We provided most of the funding for ECOWAS to fight and end the wars in Liberia and Sierra Leone and reconstruction.
You would have thought the Nigerian government would have a systematic way of pushing Nigerians who are engineers, teachers, and medical doctors to really go down there after things have settled to really begin to work in those places.
That is what other western or developed countries do.
Not just to spend your money and walk away.
Across the globe not only in the sub region, we provide technical Aid Corp to some of these countries.
What do we get back in return? Do we leverage on what we are giving them to really draw some power.
No, we are not doing that.
I think it’s time for us to really begin to see how we can leverage on the kind of power we have in size to be a leader that we really should be, not only in Africa but in the world as well.

Is it not asking too much when you talk about focusing on infrastructure considering that many ECOWAS countries are classified Least Developed Countries? I agree with you.
We are surrounded by a lot of countries in economic terms that are classified as Least Developed Countries (LDCs).
But even at that, I think in our own way we can begin to see how we can open up roads and railways networks that can walk across the sub region.
Infrastructure does not have to be funded by national governments.
You can do a Public Private Partnership (PPP) arrangement in which you bring in international or local financiers to finance the infrastructure.
And what you’ll do is that they can say ‘look, you have a toll gate, and within 25 years we will be able to recoup our money’.
We don’t need ECOWAS to initiate a programme where they will begin to task member states to do this kind of infrastructure.

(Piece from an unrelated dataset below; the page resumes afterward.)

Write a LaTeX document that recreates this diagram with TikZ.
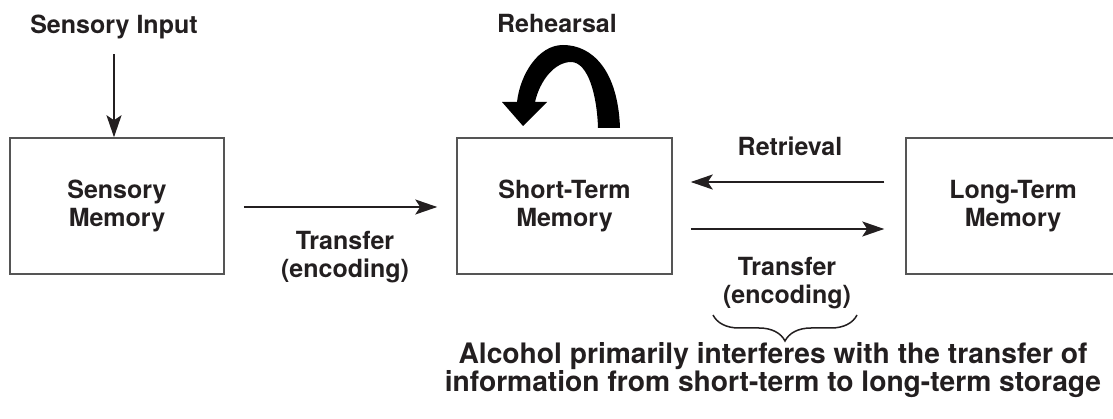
\documentclass[tikz,border=0pt]{standalone}
\usepackage{fontspec}
\setmainfont{TeX Gyre Heros}
\usetikzlibrary{arrows.meta,decorations.pathreplacing}
\definecolor{ink}{HTML}{231F20}
\definecolor{boxline}{HTML}{555555}
\begin{document}
\begin{tikzpicture}[x=1pt,y=-1pt,
  every node/.style={text=ink,font=\fontsize{25}{28}\selectfont\bfseries,align=center,inner sep=0pt},
  membox/.style={draw=boxline,line width=1.5pt,minimum width=214pt,minimum height=136pt},
  arr/.style={draw=ink,line width=2pt,-{Stealth[length=22pt,width=15pt,inset=5pt]}},
  notefont/.style={font=\fontsize{28.2}{28}\selectfont\bfseries}]
\clip (0,0) rectangle (1113,419);
\fill[white] (0,0) rectangle (1113,419);
% boxes
\node[membox] (sm) at (117,206) {Sensory\\Memory};
\node[membox,minimum width=215pt] (stm) at (564.5,206) {Short-Term\\Memory};
\node[membox] (ltm) at (1013,206) {Long-Term\\Memory};
% labels
\node (sinput) at (114,27) {Sensory Input};
\node (reh) at (557,24) {Rehearsal};
\node (ret) at (790,146) {Retrieval};
\node (tr1) at (345,257) {Transfer\\(encoding)};
\node (tr2) at (787,283) {Transfer\\(encoding)};
\node[notefont] (note) at (773,370) {Alcohol primarily interferes with the transfer of\\information from short-term to long-term storage};
% connectors
\draw[arr,shorten <=15pt] (sinput.south) -- (sinput.south |- sm.north);
\draw[arr,shorten <=19pt,shorten >=19pt] ([yshift=-1pt]sm.east) -- ([yshift=-1pt]stm.west);
\draw[arr,shorten <=21pt,shorten >=18pt] ([yshift=24pt]ltm.west) -- ([yshift=24pt]stm.east);
\draw[arr,shorten <=18pt,shorten >=21pt] ([yshift=-23pt]stm.east) -- ([yshift=-23pt]ltm.west);
% rehearsal loop arrow
\fill[black] (620,128) .. controls (618,70) and (592,45) .. (563,45)
  .. controls (538,45) and (520,75) .. (517,102) -- (502,102) -- (523,126) -- (547,102) -- (535,102)
  .. controls (540,80) and (555,62) .. (571,62)
  .. controls (588,62) and (597,95) .. (598,128) -- cycle;
% brace
\coordinate (bl) at (713,315);
\coordinate (br) at (857,315);
\draw[ink,line width=1.5pt,decorate,decoration={brace,amplitude=26pt,aspect=0.5}] (br) -- (bl);
\end{tikzpicture}
\end{document}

Their own is to reel out policies and try and be the hub to coordinate this particular initiative to develop infrastructure.
Once we develop infrastructure there will be free movement of goods and that will be better for the 350 million people who live in this sub region.
Commerce will flourish and there will be economic development because when taxes are paid they will be able to use those taxes to better the lot of their people.
So, national governments don’t have to use their money alone.
What they can do is to use their capacity on how to harness infrastructural development.